Following Belgian model Hanne Gaby Odiele revealing that she is intersex, a lot of people were left wondering what that term actually means. According to the Intersex Society of North America, intersex is an umbrella term used to describe "a variety of conditions in which a person is born with a reproductive or sexual anatomy that doesn't seem to fit the typical [binary] definitions of female or male." Below, we break it down with a few commonly asked questions.
What are examples of intersex?
As the ISNA explained, there are many variations of intersex. A person may appear to be female at birth, but they have mostly male-typical anatomy internally. Another example is that a person's genitals may fall in between the usual male and female types, such as a girl born without a vaginal opening or a boy born with a divided scrotum that resembles labia. A third possible example of intersex is that some cells my contain XX chromosomes while others contain XY.
Supermodel Odiele was born with undescended testes, which were removed surgically at age 10.
Are people born intersex?
Although these characteristics can be found at birth, some people may not notice them until later stages of their lives, such as when they go through puberty or discover that they're infertile. "Some people live and die with intersex anatomy without anyone (including themselves) ever knowing," the ISNA explained on its website.
How common is being intersex?
Up to 1.7 percent of the population is born with intersex traits, according to Free & Equal, a United Nations campaign for LGBT equality.
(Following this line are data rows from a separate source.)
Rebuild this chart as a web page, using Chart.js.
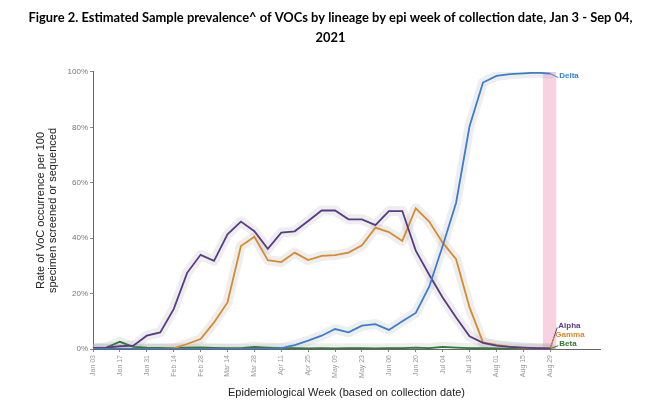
<!DOCTYPE html>
<html>
<head>
<meta charset="utf-8">
<script src="https://cdn.jsdelivr.net/npm/chart.js@4.4.1/dist/chart.umd.min.js"></script>
<style>
  html, body { margin: 0; padding: 0; background: #fff; }
  #wrap { width: 661px; height: 412px; position: relative; }
</style>
</head>
<body>
<div id="wrap"><canvas id="c" width="661" height="412"></canvas></div>
<script>
const titleLines = ['Figure 2. Estimated Sample prevalence^ of VOCs by lineage by epi week of collection date, Jan 3 - Sep 04,', '2021'];
const yTitle = ['Rate of VoC occurrence per 100', 'specimen screened or sequenced'];
const xTitle = 'Epidemiological Week (based on collection date)';

const weeks = ['Jan 03','Jan 10','Jan 17','Jan 24','Jan 31','Feb 07','Feb 14','Feb 21','Feb 28','Mar 07',
  'Mar 14','Mar 21','Mar 28','Apr 04','Apr 11','Apr 18','Apr 25','May 02','May 09','May 16',
  'May 23','May 30','Jun 06','Jun 13','Jun 20','Jun 27','Jul 04','Jul 11','Jul 18','Jul 25',
  'Aug 01','Aug 08','Aug 15','Aug 22','Aug 29'];

const alpha = [0.3,0.5,1.0,1.2,4.8,6.0,14.4,27.5,34.0,31.8,41.4,46.0,42.5,36.2,42.0,42.5,46.2,50.0,50.0,46.8,
  46.8,44.7,49.8,49.8,35.5,26.8,18.6,11.4,4.6,2.2,1.2,0.8,0.5,0.3,0.2];
const gamma = [0,0,0,0,0,0,0.2,1.8,3.6,9.6,16.8,37.2,40.5,32.1,31.4,34.8,32.1,33.6,33.9,34.8,
  37.4,43.8,42.2,39.0,50.8,46.0,38.4,32.4,15.0,2.4,1.5,0.8,0.4,0.2,0.2];
const delta = [0,0,0,0,0,0,0,0,0,0,0,0,0.1,0.1,0.3,1.4,3.0,4.8,7.2,6.0,
  8.4,9.0,6.9,10.0,13.0,22.5,37.2,52.8,80.4,96.2,98.6,99.2,99.5,99.8,99.4];
const beta = [0.3,0.5,2.6,0.8,0.5,0.4,0.3,0.5,0.6,0.4,0.3,0.3,0.8,0.5,0.3,0.3,0.2,0.3,0.2,0.3,
  0.3,0.2,0.3,0.3,0.5,0.3,0.8,0.5,0.3,0.3,0.2,0.1,0.1,0.1,0.1];

const yTicks = [0,20,40,60,80,100];
const highlightWeek = 'Aug 29';

const series = [
  { name: 'Delta', data: delta, color: '#3B7DD3' },
  { name: 'Alpha', data: alpha, color: '#5A3B86' },
  { name: 'Gamma', data: gamma, color: '#D98A2A' },
  { name: 'Beta',  data: beta,  color: '#2F7A35' }
];
// label anchor offsets (pixels relative to last point)
const labelPos = { Delta: [9, 2], Alpha: [8, -23], Gamma: [5, -14], Beta: [9, -5] };

const datasets = [];
series.forEach((s, i) => {
  datasets.push({ label: s.name, data: s.data, borderColor: s.color, borderWidth: 1.8,
    pointRadius: 0, tension: 0, fill: false, order: i });
});
series.forEach((s, i) => {
  datasets.push({ label: s.name + ' CI', data: s.data, borderColor: 'rgba(170,170,175,0.2)', borderWidth: 10,
    pointRadius: 0, tension: 0, fill: false, order: 10 + i, borderJoinStyle: 'round', borderCapStyle: 'round' });
});

const overlay = {
  id: 'overlay',
  beforeDatasetsDraw(chart) {
    const { ctx, chartArea } = chart;
    const x = chart.scales.x;
    const idx = weeks.indexOf(highlightWeek);
    const x0 = x.getPixelForValue(idx - 0.55);
    const x1 = x.getPixelForValue(idx + 0.45);
    ctx.save();
    ctx.fillStyle = '#F8D2E0';
    ctx.fillRect(x0, chartArea.top, x1 - x0, chartArea.bottom - chartArea.top);
    ctx.restore();
  },
  afterDatasetsDraw(chart) {
    const { ctx } = chart;
    const xs = chart.scales.x, ys = chart.scales.y;
    ctx.save();
    ctx.font = 'bold 8px "Liberation Sans", Arial, sans-serif';
    ctx.textBaseline = 'middle';
    series.forEach(s => {
      const last = s.data.length - 1;
      const px = xs.getPixelForValue(last);
      const py = ys.getPixelForValue(s.data[last]);
      const [dx, dy] = labelPos[s.name];
      ctx.strokeStyle = s.color;
      ctx.lineWidth = 1;
      ctx.beginPath();
      ctx.moveTo(px, py);
      ctx.lineTo(px + dx - 1, py + dy + 2);
      ctx.stroke();
      ctx.fillStyle = s.color;
      ctx.fillText(s.name, px + dx, py + dy);
    });
    ctx.restore();
  }
};

new Chart(document.getElementById('c'), {
  type: 'line',
  data: { labels: weeks.map((_, i) => i), datasets },
  options: {
    responsive: false,
    animation: false,
    events: [],
    layout: { padding: 0 },
    plugins: {
      legend: { display: false },
      tooltip: { enabled: false },
      title: {
        display: true, text: titleLines, color: '#000',
        font: { family: 'Lato, "Open Sans", sans-serif', size: 12.9, weight: 'bold', lineHeight: 1.55 },
        padding: { top: 8, bottom: 24 }
      }
    },
    scales: {
      x: {
        type: 'linear', min: 0, max: 37.7,
        afterBuildTicks(scale) { scale.ticks = weeks.map((_, i) => i).filter(i => i % 2 === 0).map(v => ({ value: v })); },
        afterFit(scale) { scale.height = 63; },
        ticks: { callback: v => weeks[v], color: '#999', font: { size: 7, family: '"Liberation Sans", Arial, sans-serif' },
          minRotation: 90, maxRotation: 90, padding: 3, autoSkip: false },
        grid: { display: true, drawOnChartArea: false, drawTicks: true, tickLength: 3, color: '#888' },
        border: { display: true, color: '#666', width: 1 },
        title: { display: true, text: xTitle, color: '#222',
          font: { size: 11, family: '"Liberation Sans", Arial, sans-serif' }, padding: { top: 0, bottom: 12 } }
      },
      y: {
        min: 0, max: 100,
        afterBuildTicks(scale) { scale.ticks = yTicks.map(v => ({ value: v })); },
        afterFit(scale) { scale.width = 93; },
        ticks: { callback: v => v + '%', color: '#777', font: { size: 8, family: '"Liberation Sans", Arial, sans-serif' }, padding: 2 },
        grid: { display: true, drawOnChartArea: false, drawTicks: true, tickLength: 3, color: '#888' },
        border: { display: true, color: '#666', width: 1 },
        title: { display: true, text: yTitle, color: '#222',
          font: { size: 11, family: '"Liberation Sans", Arial, sans-serif', lineHeight: 1.1 }, padding: { top: 35, bottom: 0 } }
      },
      yRight: {
        position: 'right', min: 0, max: 100,
        afterFit(scale) { scale.width = 61; },
        ticks: { display: false },
        grid: { display: false },
        border: { display: false }
      }
    }
  },
  plugins: [overlay]
});
</script>
</body>
</html>
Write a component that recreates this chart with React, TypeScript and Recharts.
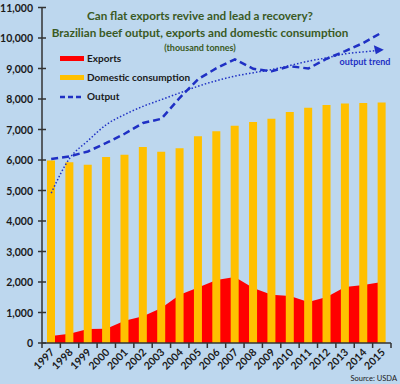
import { ComposedChart, Area, Bar, Line, XAxis, YAxis } from 'recharts';

const years = ['1997', '1998', '1999', '2000', '2001', '2002', '2003', '2004', '2005', '2006', '2007', '2008', '2009', '2010', '2011', '2012', '2013', '2014', '2015'];
const exportsKt = [230, 305, 455, 468, 732, 875, 1150, 1580, 1820, 2065, 2165, 1800, 1585, 1545, 1348, 1505, 1835, 1900, 2000];
const consumption = [5980, 5930, 5846, 6098, 6174, 6426, 6272, 6382, 6776, 6940, 7126, 7248, 7356, 7576, 7717, 7806, 7849, 7871, 7882];
const output = [6030, 6120, 6280, 6560, 6860, 7215, 7350, 8040, 8650, 9010, 9300, 8990, 8910, 9075, 9000, 9320, 9570, 9840, 10180];
const trend = [4915, 6050, 6630, 7160, 7490, 7760, 7980, 8200, 8420, 8600, 8750, 8860, 8965, 9100, 9240, 9350, 9480, 9545, 9600];
const yTicks = [0, 1000, 2000, 3000, 4000, 5000, 6000, 7000, 8000, 9000, 10000, 11000];

const data = years.map((year, i) => ({
  year,
  exports: exportsKt[i],
  consumption: consumption[i],
  output: output[i],
  trend: trend[i],
}));

const BG = '#bdd7ee';
const GREEN = '#3a5a24';
const BLUE = '#1f30c4';
const FONT = 'Lato, "Liberation Sans", sans-serif';
const W = 400;
const H = 384;
const PLOT_LEFT = 42;
const PLOT_RIGHT = 391;
const BAND = (PLOT_RIGHT - PLOT_LEFT) / years.length;

const YTick = (props: any) => {
  const { x, y, payload } = props;
  return (
    <g>
      <line x1={x - 4} x2={x + 4} y1={y} y2={y} stroke="#333" strokeWidth={1.5} />
      <text x={x - 9} y={y + 4} textAnchor="end" fontSize={10.5} fontWeight={700} fill="#1a1a1a" fontFamily={FONT}>
        {payload.value.toLocaleString('en-US')}
      </text>
    </g>
  );
};

const XTick = (props: any) => {
  const { x, y, payload, index } = props;
  const tx = x + 4;
  const ty = y + 10;
  return (
    <g>
      <line x1={x - BAND / 2} x2={x - BAND / 2} y1={y} y2={y + 5} stroke="#333" strokeWidth={1.5} />
      {index === years.length - 1 && (
        <line x1={x + BAND / 2} x2={x + BAND / 2} y1={y} y2={y + 5} stroke="#333" strokeWidth={1.5} />
      )}
      <text
        x={tx}
        y={ty}
        textAnchor="end"
        transform={`rotate(-45 ${tx} ${ty})`}
        fontSize={10.5}
        fontWeight={700}
        fill="#1a1a1a"
        fontFamily={FONT}
      >
        {payload.value}
      </text>
    </g>
  );
};

// arrow head only on the last point of the trend line
const TrendDot = (props: any) => {
  const { cx, cy, index } = props;
  if (index !== years.length - 1) return <g key={`td-${index}`} />;
  return (
    <polygon
      key={`td-${index}`}
      points={`${cx + 2},${cy - 0.5} ${cx - 8},${cy - 5} ${cx - 6},${cy + 4}`}
      fill={BLUE}
    />
  );
};

export default function App() {
  return (
    <div style={{ position: 'absolute', left: 0, top: 0, width: W, height: H, background: BG }}>
      <ComposedChart width={W} height={H} data={data} margin={{ top: 7.5, right: W - PLOT_RIGHT, left: 0, bottom: 0 }}>
        <XAxis
          dataKey="year"
          height={41}
          interval={0}
          tickLine={false}
          tickSize={0}
          tickMargin={0}
          axisLine={{ stroke: '#333', strokeWidth: 1.5 }}
          tick={<XTick />}
        />
        <YAxis
          width={PLOT_LEFT}
          domain={[0, 11000]}
          ticks={yTicks}
          interval={0}
          tickLine={false}
          tickSize={0}
          tickMargin={0}
          axisLine={{ stroke: '#333', strokeWidth: 1.5 }}
          tick={<YTick />}
        />
        <Area
          type="linear"
          dataKey="exports"
          fill="#ff0000"
          fillOpacity={1}
          stroke="none"
          isAnimationActive={false}
        />
        <Bar dataKey="consumption" fill="#ffc000" barSize={8} isAnimationActive={false} />
        <Line
          type="monotone"
          dataKey="trend"
          stroke={BLUE}
          strokeWidth={1.5}
          strokeDasharray="1.5 2"
          dot={<TrendDot />}
          activeDot={false}
          isAnimationActive={false}
        />
        <Line
          type="linear"
          dataKey="output"
          stroke={BLUE}
          strokeWidth={2.5}
          strokeDasharray="7 4"
          dot={false}
          activeDot={false}
          isAnimationActive={false}
        />
      </ComposedChart>

      <svg width={W} height={H} style={{ position: 'absolute', left: 0, top: 0, pointerEvents: 'none' }} fontFamily={FONT}>
        <text x={200} y={20} textAnchor="middle" fontSize={11.7} fontWeight={700} fill={GREEN}>
          Can flat exports revive and lead a recovery?
        </text>
        <text x={200} y={37} textAnchor="middle" fontSize={11.7} fontWeight={700} fill={GREEN}>
          Brazilian beef output, exports and domestic consumption
        </text>
        <text x={200} y={51} textAnchor="middle" fontSize={9} fontWeight={700} fill={GREEN}>
          (thousand tonnes)
        </text>

        {/* legend */}
        <rect x={60} y={56} width={24} height={5} fill="#ff0000" />
        <text x={87} y={62} fontSize={10} fontWeight={700} fill="#1a1a1a">Exports</text>
        <rect x={60} y={75} width={24} height={5} fill="#ffc000" />
        <text x={87} y={81} fontSize={10} fontWeight={700} fill="#1a1a1a">Domestic consumption</text>
        <line x1={60} x2={84} y1={97} y2={97} stroke={BLUE} strokeWidth={2.5} strokeDasharray="5 3" />
        <text x={87} y={100} fontSize={10} fontWeight={700} fill="#1a1a1a">Output</text>

        <text x={365} y={65} textAnchor="middle" fontSize={9} fontWeight={700} fill={BLUE}>output trend</text>
        <text x={397} y={381} textAnchor="end" fontSize={7.5} fill="#1a1a1a">Source: USDA</text>
      </svg>
    </div>
  );
}
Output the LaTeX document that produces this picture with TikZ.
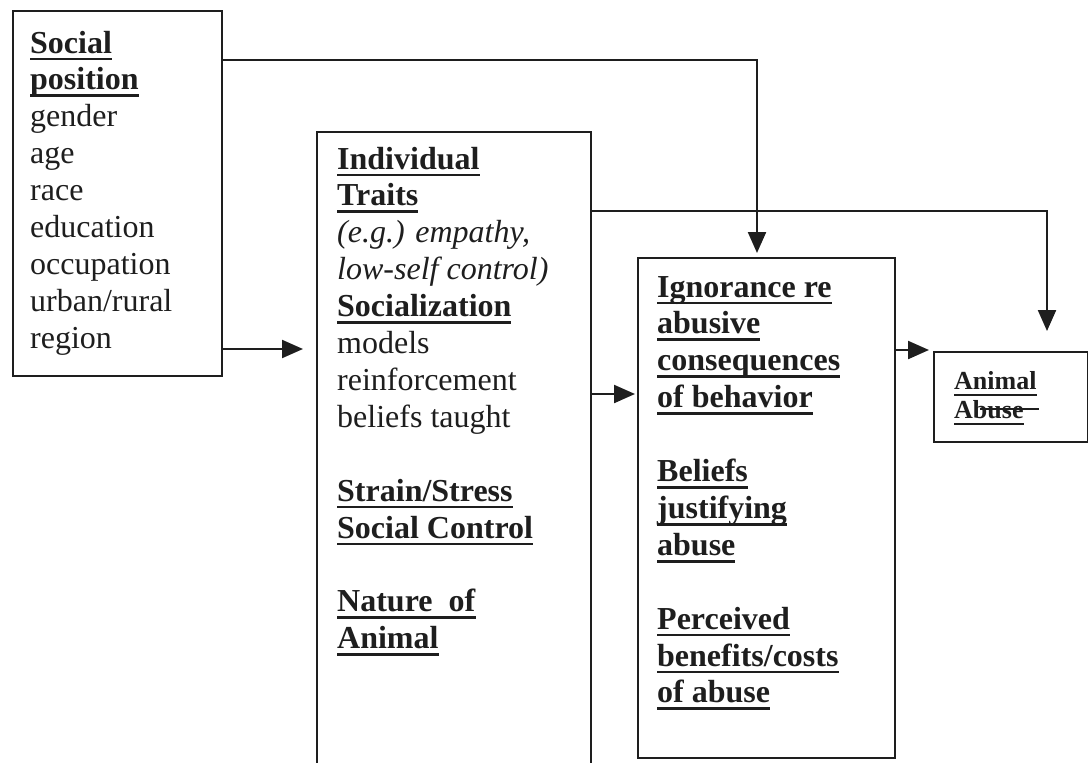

To put this number in perspective, it's roughly comparable to the number of red-haired people.
How does being intersex affect children at a young age?
The biggest issue related to the lack of understanding of intersex is that many children are forced to undergo surgical procedures to make their genitals appear more male or female. When these nonconsensual surgeries are performed on kids, long-term impacts can include infertility and dependence on hormone replacements later in life. Supermodel Odiele and other intersex advocates are speaking out about the emotional and physical trauma associated with the procedure she underwent to conform to an anatomical gender. Odiele told USA Today, "I am proud to be intersex, but very angry that these surgeries are still happening."